Sur le plan de l’affect politique, c’est un discours choc qui restera dans les annales comme un des plus importants dans les relations entre l’Algérie et le Maroc . Un tournant est ainsi pris. Une nouvelle et grande perspective est ainsi tracée, celle de la réconciliation totale entre Alger et Rabat , celle de la pacification absolue des esprits que des décennies de tensions et d’escarmouches ont paralysé.
La main généreusement tendue au régime algérien par Mohammed VI n’est pas nouvelle. Le Roi du Maroc avait déjà eu l’occasion à plusieurs reprises de faire part de la nécessité de dépasser les malentendus entre les deux pays pour le bien des deux peuples . Cela a toujours été sa conviction depuis son accession au Trône.
Mais aujourd’hui Mohammed VI formule cette indispensable réconciliation avec des arguments qui résonnent à la fois dans les esprits et les intelligences et qui envahissent aussi les cœurs.
Cette harangue royale à rouvrir sans conditions les frontières, dont les raisons initiales de fermeture sont dépassées par l’époque, intervient alors que les escalades politiques et médiatiques entre les deux pays avaient atteint une dangereuse crête. Devant cet inquiétant état de fait, Mohammed VI abat avec justesse et pertinence la carte de la raison. Celle de la sécurité collective qu’impose la géographie et l’histoire. Cette phrase prononcée par le souverain résonnera intensément : « Nous considérons que la sécurité et la stabilité de l’Algérie, et la quiétude de son peuple sont organiquement liées à la sécurité et à la stabilité du Maroc ».
Et d’ajouter, « corollairement, ce qui touche le Maroc affecte tout autant l’Algérie ; car les deux pays font indissolublement corps ».
Dans ce discours lucide, volontaire et déterminé , Mohammed VI interpelle ouvertement la présidence algérienne et lui tend la main pour tourner cette triste page et écrire une nouvelle histoire. Pour convaincre les réticents, le souverain marocain a aussi affirmé que contrairement à certaines allégations politiciennes dont l’usage malveillant est manifeste, aucun mal en provenance du Maroc n’atteindra l’Algérie car « le Maroc (…) n’est nullement un danger ou une menace pour vous. En fait, ce qui vous affecte nous touche et ce qui vous atteint nous accable ».
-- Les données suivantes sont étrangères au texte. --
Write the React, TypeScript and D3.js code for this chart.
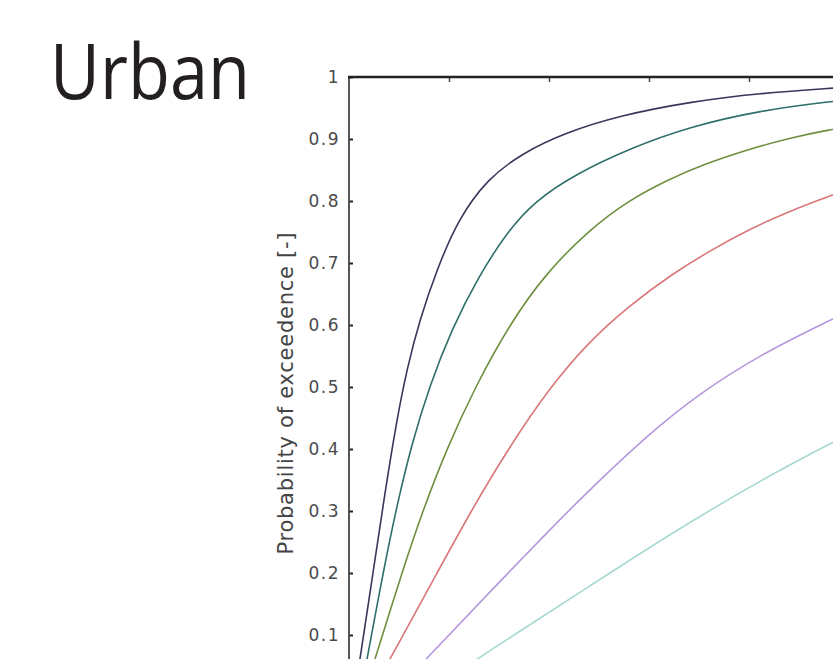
import * as d3 from 'd3'
import { useEffect, useRef } from 'react'

const width = 833, height = 659

// tick values
const yTicks = [0.1, 0.2, 0.3, 0.4, 0.5, 0.6, 0.7, 0.8, 0.9, 1]
const xTicks = [1, 2, 3, 4]

// curves, [x, probability]
const curveA = [[0.05, 0], [0.11, 0.061], [0.24, 0.2], [0.36, 0.33], [0.47, 0.44], [0.58, 0.53], [0.71, 0.61], [0.88, 0.69], [1.09, 0.77], [1.38, 0.835], [1.73, 0.877], [2.16, 0.91], [2.71, 0.938], [3.41, 0.96], [4.11, 0.974], [4.84, 0.982], [5, 0.984]]
const curveB = [[0.11, 0], [0.18, 0.061], [0.34, 0.2], [0.48, 0.31], [0.63, 0.41], [0.81, 0.504], [1.03, 0.594], [1.29, 0.677], [1.59, 0.752], [1.86, 0.8], [2.26, 0.843], [2.81, 0.885], [3.41, 0.92], [4.11, 0.946], [4.84, 0.961], [5, 0.963]]
const curveC = [[0.14, 0], [0.26, 0.061], [0.53, 0.201], [0.73, 0.297], [0.97, 0.398], [1.27, 0.503], [1.61, 0.602], [1.96, 0.682], [2.41, 0.755], [2.81, 0.802], [3.17, 0.833], [3.56, 0.86], [4.01, 0.884], [4.41, 0.902], [4.84, 0.916], [5, 0.92]]
const curveD = [[0.2, 0], [0.41, 0.061], [0.88, 0.2], [1.22, 0.3], [1.59, 0.4], [2.01, 0.5], [2.41, 0.575], [2.81, 0.632], [3.21, 0.68], [3.61, 0.72], [4.01, 0.755], [4.41, 0.784], [4.84, 0.81], [5, 0.819]]
const curveE = [[0.41, 0], [0.77, 0.061], [1.0, 0.1], [1.59, 0.2], [2.01, 0.27], [2.41, 0.335], [3.01, 0.426], [3.51, 0.49], [4.11, 0.552], [4.84, 0.61], [5, 0.622]]
const curveF = [[0.71, 0], [1.28, 0.061], [1.64, 0.099], [2.34, 0.172], [3.34, 0.276], [4.22, 0.359], [4.84, 0.411], [5, 0.424]]

const series = [
  { data: curveA, color: '#37375a' },
  { data: curveB, color: '#2e6f6a' },
  { data: curveC, color: '#6f8f3f' },
  { data: curveD, color: '#d9777a' },
  { data: curveE, color: '#b597dc' },
  { data: curveF, color: '#a6d9d2' },
]

const left = 349, top = 77

const chart = (node: SVGSVGElement) => {
  const svg = d3.select(node)
  svg.selectAll('*').remove()

  const x = d3.scaleLinear().domain([0, 5]).range([left, left + 500])
  const y = d3.scaleLinear().domain([0, 1]).range([top + 620, top])

  svg.append('text')
    .attr('x', 50).attr('y', 99)
    .attr('font-family', '"Open Sans", "Noto Sans", sans-serif')
    .attr('font-size', 77)
    .attr('fill', '#231f20')
    .attr('textLength', 200)
    .attr('lengthAdjust', 'spacingAndGlyphs')
    .text('Urban')

  svg.append('clipPath').attr('id', 'plot-clip')
    .append('rect')
    .attr('x', left).attr('y', top)
    .attr('width', width - left).attr('height', height - top)

  const line = d3.line<number[]>()
    .x(d => x(d[0]))
    .y(d => y(d[1]))
    .curve(d3.curveBasis)

  svg.append('g')
    .attr('clip-path', 'url(#plot-clip)')
    .attr('fill', 'none')
    .selectAll('path')
    .data(series)
    .join('path')
    .attr('stroke', d => d.color)
    .attr('stroke-width', 1.6)
    .attr('d', d => line(d.data))

  // left axis, ticks point inward
  const yAxis = svg.append('g')
    .attr('transform', `translate(${left},0)`)
    .call(d3.axisRight(y).tickValues(yTicks).tickSize(4).tickFormat(d3.format('~g')))
  yAxis.select('.domain').remove()
  yAxis.selectAll('.tick line').attr('stroke', '#222').attr('stroke-width', 2)
  yAxis.selectAll('.tick text')
    .attr('x', -9)
    .attr('text-anchor', 'end')
    .attr('font-family', '"DejaVu Sans", Verdana, sans-serif')
    .attr('font-size', 17)
    .attr('letter-spacing', 1.5)
    .attr('fill', '#4a4a4a')

  // top edge, ticks point down
  const xAxis = svg.append('g')
    .attr('transform', `translate(0,${top})`)
    .call(d3.axisBottom(x).tickValues(xTicks).tickSize(5).tickFormat(() => ''))
  xAxis.select('.domain').remove()
  xAxis.selectAll('.tick line').attr('stroke', '#444').attr('stroke-width', 1.5)

  svg.append('line')
    .attr('x1', left).attr('x2', left)
    .attr('y1', top).attr('y2', height)
    .attr('stroke', '#444').attr('stroke-width', 1.8)
  svg.append('line')
    .attr('x1', left - 1).attr('x2', width)
    .attr('y1', top).attr('y2', top)
    .attr('stroke', '#222').attr('stroke-width', 2.6)

  svg.append('text')
    .attr('transform', `translate(293,${(232 + 555) / 2}) rotate(-90)`)
    .attr('text-anchor', 'middle')
    .attr('font-family', '"DejaVu Sans", Verdana, sans-serif')
    .attr('font-size', 21)
    .attr('textLength', 322)
    .attr('lengthAdjust', 'spacing')
    .attr('fill', '#444')
    .text('Probability of exceedence [-]')
}

export default function App() {
  const ref = useRef<SVGSVGElement>(null)
  useEffect(() => {
    if (ref.current) chart(ref.current)
  }, [])
  return (
    <svg ref={ref} width={width} height={height}
      style={{ position: 'absolute', left: 0, top: 0, background: '#fff' }} />
  )
}
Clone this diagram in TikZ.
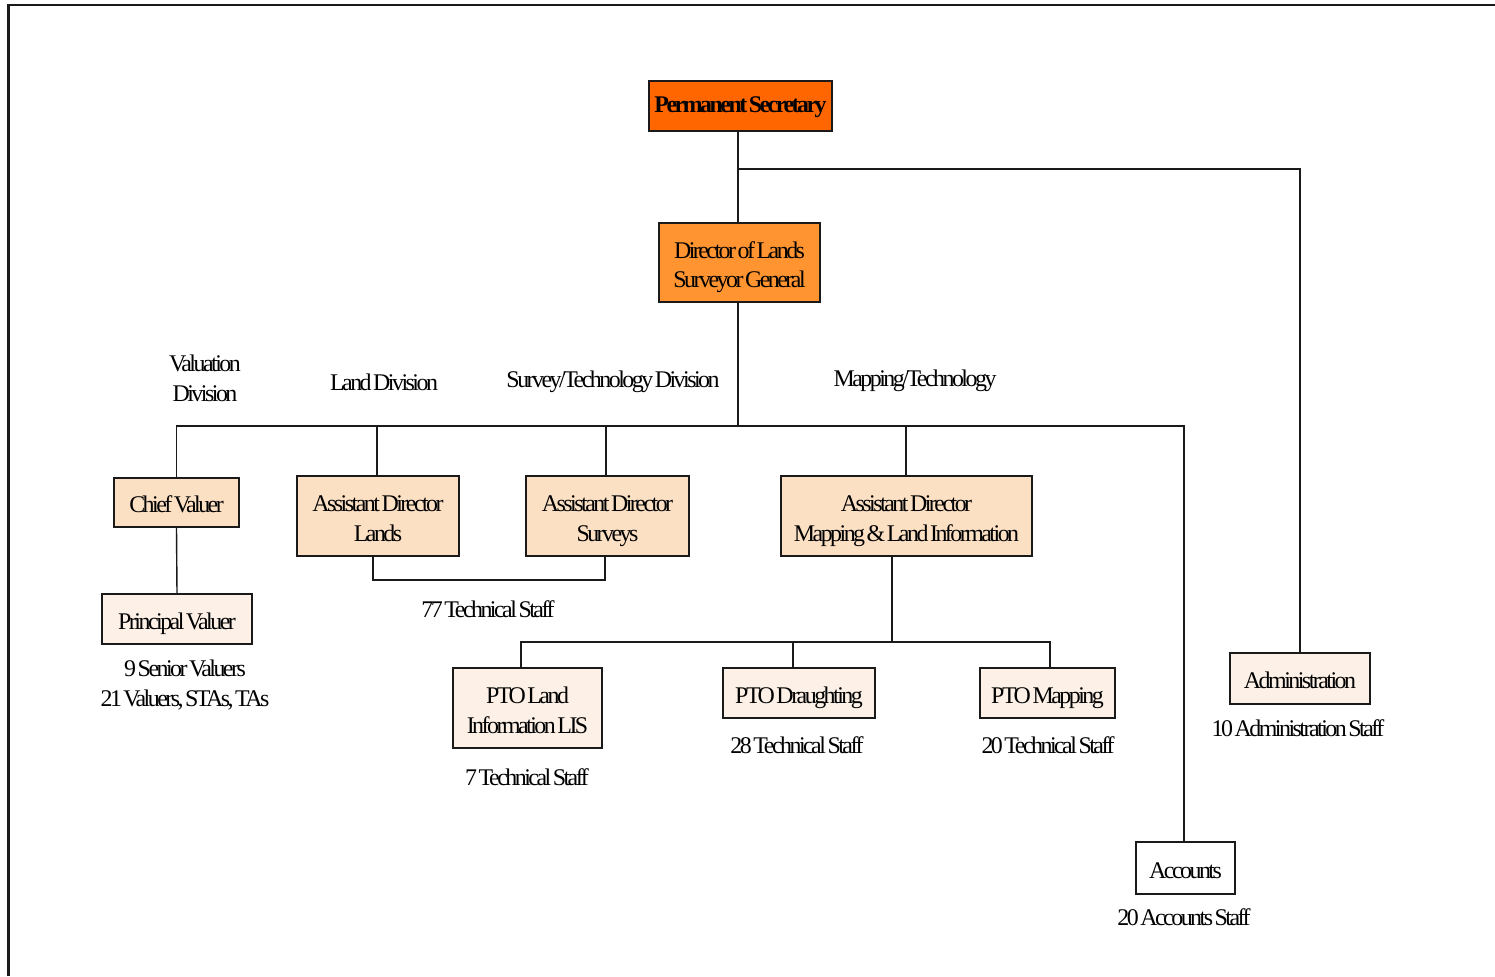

Dans ce discours du Trône, dont une partie était consacrée à la relation avec l’Algérie, le souverain a déployé toutes les gammes de persuasion. Du destin commun entre les deux peuples, passant par leur sécurité collective jusqu’aux immenses opportunités économiques que permettra la normalisation de leurs relations et l’ouverture de leurs frontières .
Si un large écho et une grande résonance sont promis à ce discours au sein de l’opinion algérienne qui ne peut rester indifférente à l’argumentation royale , Il n’est pas acquis que la junte militaire qui dirige le pays puisse réagir favorablement à cette main tendue encore une fois par Mohammed VI.
Le Roi du Maroc a lancé la balle dans le camp algérien. Il prend à témoin aussi bien le peuple algérien, marocain que la communauté internationale.
Et toute la question qui taraude les esprits aussi bien au Maghreb qu’en Europe est la suivante : le président algérien nommément invité par le Roi du Maroc à une rencontré à sa convenance aura-t-il l’intelligence de situation de saisir cette précieuse perche tendue et permettre à une nouvelle dynamique régionale de se déployer ? Ou continuera-t-il à s’enfermer dans un autisme politique qui obère les chances des peuples de la région de vivre et de coopérer ensemble ?
Aujourd’hui apparaît devant le monde un tableau à la vision claire. Un pays, Le Maroc qui tente de dépasser les malentendus, de réaliser les rêves légitimes des populations, de sceller les destins communs et un autre l’Algérie, dirigée par une régime militaire qui se tâte, qui hésite et dont on s’interroge sur la nature des réponses qu’il va donner à cette invitation royale. Ou il l’accepte et ouvre la voie à une nouvelle ère ou il la refuse et continuera à assumer devant l’histoire la responsabilité morale des échecs, des paralysie et des frustrations économiques d’une région de plus de 100 millions d’habitants qui voit ses énergies dépérir dans des combats aussi futiles que d’arrière gardes.